Sergey Kuznetsov mentioned the International Financial Center in Rublevo-Archangel as an example of a complex approach to designing — a project of integrated development, involving the construction of offices, housing, hotels, commercial and social infrastructure: “It is sensible when the developer requires a certain number of jobs and housing, and it is clear who will occupy them.”

Development of transport routes

Currently Moscow has determined a few priority projects for the development of industrial areas, related mainly to transport. This, for example, is the project for the comprehensive reconstruction of the Small Ring of Moscow’s railroad, on which a large number of industrial zones are strung, as well as the development of the transport artery of the Moscow River and, accordingly, industrial areas adjacent to it in the south-east.

Generally, the south-eastern sector of the capital, according to the chief architect, has considerable potential, but it is quite far behind because of the large percentage of industrial areas: ZIL, “Hammer and Sickle,” and the Karacharovsky mechanical plant form an impenetrable “plug” here and hinder the development of the region.

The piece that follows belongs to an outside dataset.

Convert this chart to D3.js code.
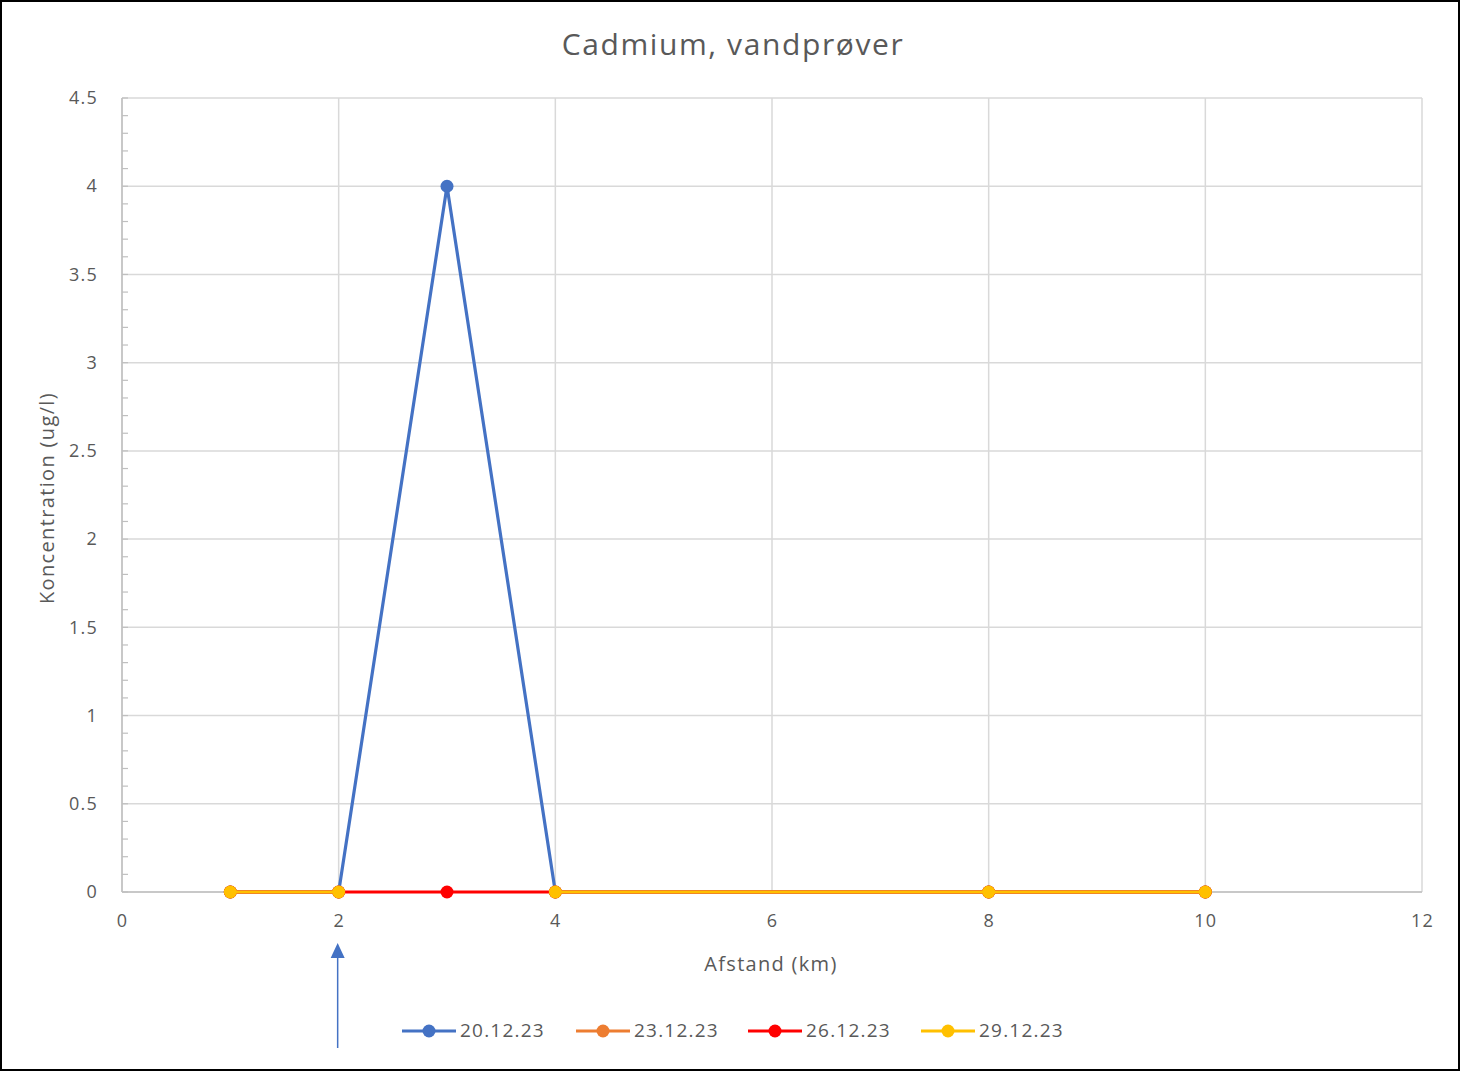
<!DOCTYPE html>
<html><head><meta charset="utf-8">
<script src="https://cdn.jsdelivr.net/npm/d3@7"></script>
<style>body{margin:0;background:#fff}svg{display:block}</style>
</head><body>
<script>
const title = "Cadmium, vandprøver";
const xLabel = "Afstand (km)";
const yLabel = "Koncentration (ug/l)";
const distances = [1, 2, 3, 4, 8, 10];
const seriesNames = ["20.12.23", "23.12.23", "26.12.23", "29.12.23"];
const seriesColors = ["#4472C4", "#ED7D31", "#FF0000", "#FFC000"];
const s20 = [0, 0, 4, 0, 0, 0];
const s23 = [0, 0, null, 0, 0, 0];
const s26 = [0, 0, 0, 0, 0, 0];
const s29 = [0, 0, null, 0, 0, 0];
const seriesValues = [s20, s23, s26, s29];
const xTicks = [0, 2, 4, 6, 8, 10, 12];
const yTicks = [0, 0.5, 1, 1.5, 2, 2.5, 3, 3.5, 4, 4.5];
const arrowAt = 2;

const W = 1461, H = 1072;
const font = "'Open Sans', Lato, sans-serif";
const svg = d3.select("body").append("svg").attr("width", W).attr("height", H);
svg.append("rect").attr("x", 1).attr("y", 1).attr("width", W - 3).attr("height", H - 3)
  .attr("fill", "#fff").attr("stroke", "#000").attr("stroke-width", 2);

const L = 122, R = 1422, T = 98, B = 892;
const x = d3.scaleLinear().domain([0, 12]).range([L, R]);
const y = d3.scaleLinear().domain([0, 4.5]).range([B, T]);

svg.append("g").selectAll("line").data(yTicks).join("line")
  .attr("x1", L).attr("x2", R).attr("y1", d => y(d)).attr("y2", d => y(d))
  .attr("stroke", "#d9d9d9").attr("stroke-width", 1.5);
svg.append("g").selectAll("line").data(xTicks).join("line")
  .attr("x1", d => x(d)).attr("x2", d => x(d)).attr("y1", T).attr("y2", B)
  .attr("stroke", "#d9d9d9").attr("stroke-width", 1.5);

const minor = d3.range(0, 4.5001, 0.1);
svg.append("g").selectAll("line").data(minor).join("line")
  .attr("x1", L).attr("x2", L + 6).attr("y1", d => y(d)).attr("y2", d => y(d))
  .attr("stroke", "#bfbfbf").attr("stroke-width", 1.2);
svg.append("line").attr("x1", L).attr("x2", L).attr("y1", T).attr("y2", B).attr("stroke", "#bfbfbf").attr("stroke-width", 1.5);
svg.append("line").attr("x1", L).attr("x2", R).attr("y1", B).attr("y2", B).attr("stroke", "#bfbfbf").attr("stroke-width", 1.5);

const yAxis = svg.append("g").attr("transform", `translate(${L - 21},0)`)
  .call(d3.axisLeft(y).tickValues(yTicks).tickSize(0).tickFormat(d => String(d)));
yAxis.select(".domain").remove();
yAxis.selectAll("text").attr("font-family", font).attr("font-size", 18).attr("letter-spacing", 1.2).attr("fill", "#595959");

const xAxis = svg.append("g").attr("transform", `translate(0,${B + 19})`)
  .call(d3.axisBottom(x).tickValues(xTicks).tickSize(0).tickFormat(d => String(d)));
xAxis.select(".domain").remove();
xAxis.selectAll("text").attr("font-family", font).attr("font-size", 18).attr("letter-spacing", 1.2).attr("fill", "#595959");

svg.append("text").attr("x", 733).attr("y", 55).attr("text-anchor", "middle")
  .attr("font-family", font).attr("font-size", 30).attr("letter-spacing", 1.6).attr("fill", "#595959").text(title);
svg.append("text").attr("x", 771).attr("y", 971).attr("text-anchor", "middle")
  .attr("font-family", font).attr("font-size", 20).attr("letter-spacing", 1.3).attr("fill", "#595959").text(xLabel);
svg.append("text").attr("transform", "translate(54,498) rotate(-90)").attr("text-anchor", "middle")
  .attr("font-family", font).attr("font-size", 20).attr("letter-spacing", 1.35).attr("fill", "#595959").text(yLabel);

const line = d3.line().defined(d => d.v !== null).x(d => x(d.d)).y(d => y(d.v));
seriesValues.forEach((vals, i) => {
  const pts = distances.map((d, j) => ({d, v: vals[j]}));
  const g = svg.append("g");
  g.append("path").datum(pts).attr("d", line).attr("fill", "none")
    .attr("stroke", seriesColors[i]).attr("stroke-width", 3.2).attr("stroke-linejoin", "round");
  g.selectAll("circle").data(pts.filter(p => p.v !== null)).join("circle")
    .attr("cx", p => x(p.d)).attr("cy", p => y(p.v)).attr("r", 6.5).attr("fill", seriesColors[i]);
});

const ax = x(arrowAt) - 1;
svg.append("line").attr("x1", ax).attr("x2", ax).attr("y1", 1048).attr("y2", 955)
  .attr("stroke", "#4472C4").attr("stroke-width", 1.5);
svg.append("path").attr("d", `M${ax},943 L${ax - 7},958 L${ax + 7},958 Z`).attr("fill", "#4472C4");

const legX = [402, 576, 748, 921];
const legY = 1031;
seriesNames.forEach((n, i) => {
  const g = svg.append("g").attr("transform", `translate(${legX[i]},${legY})`);
  g.append("line").attr("x1", 0).attr("x2", 54).attr("stroke", seriesColors[i]).attr("stroke-width", 3.2);
  g.append("circle").attr("cx", 27).attr("r", 6.5).attr("fill", seriesColors[i]);
  g.append("text").attr("x", 58).attr("y", 6).attr("font-family", font).attr("font-size", 19)
    .attr("letter-spacing", 1.2).attr("fill", "#595959").text(n);
});
</script>
</body></html>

Particularly about industrial zones

The conversion of industrial zones, however, is not progressing as fast as would be liked — mainly because of the presence of numerous owners of the territories and problems of land consolidation. For example, it is easier with ZIL because there is a single operator with whom it is easy to come to an agreement, Kuznetsov explained. So it is not difficult to divide the territory into lots and to find an investor. Moreover, the first area is already being developed — it’s the Ice Palace. The chief architect evaluates it as “a very good quality sports facility and entire development project as a whole.”

But the south port area, on the contrary, is revealing in its challenges: there are a few large operators and a number of small ones, so now the success of the development of the whole territory depends on the ability to consolidate the owners under a single flag.


Also complicated is going to be the process of combining the owners of what is called the “ArtKvartal” (“Art District”) in the Kurskaya region, reckons Sergey Kuznetsov. In fact, this is also a ruined industrial zone from which it is intended to make a creative modern district, filled with design and architectural offices, art studios, galleries, movie studios, etc.

We are open to suggestions

In any case, today the city is ready to listen very closely to investors who have specific ideas for the development of territories, concluded Sergey Kuznetsov. Especially those who come with their substantive proposals, rather than just asking “let me build something, and then I will somehow sell it.”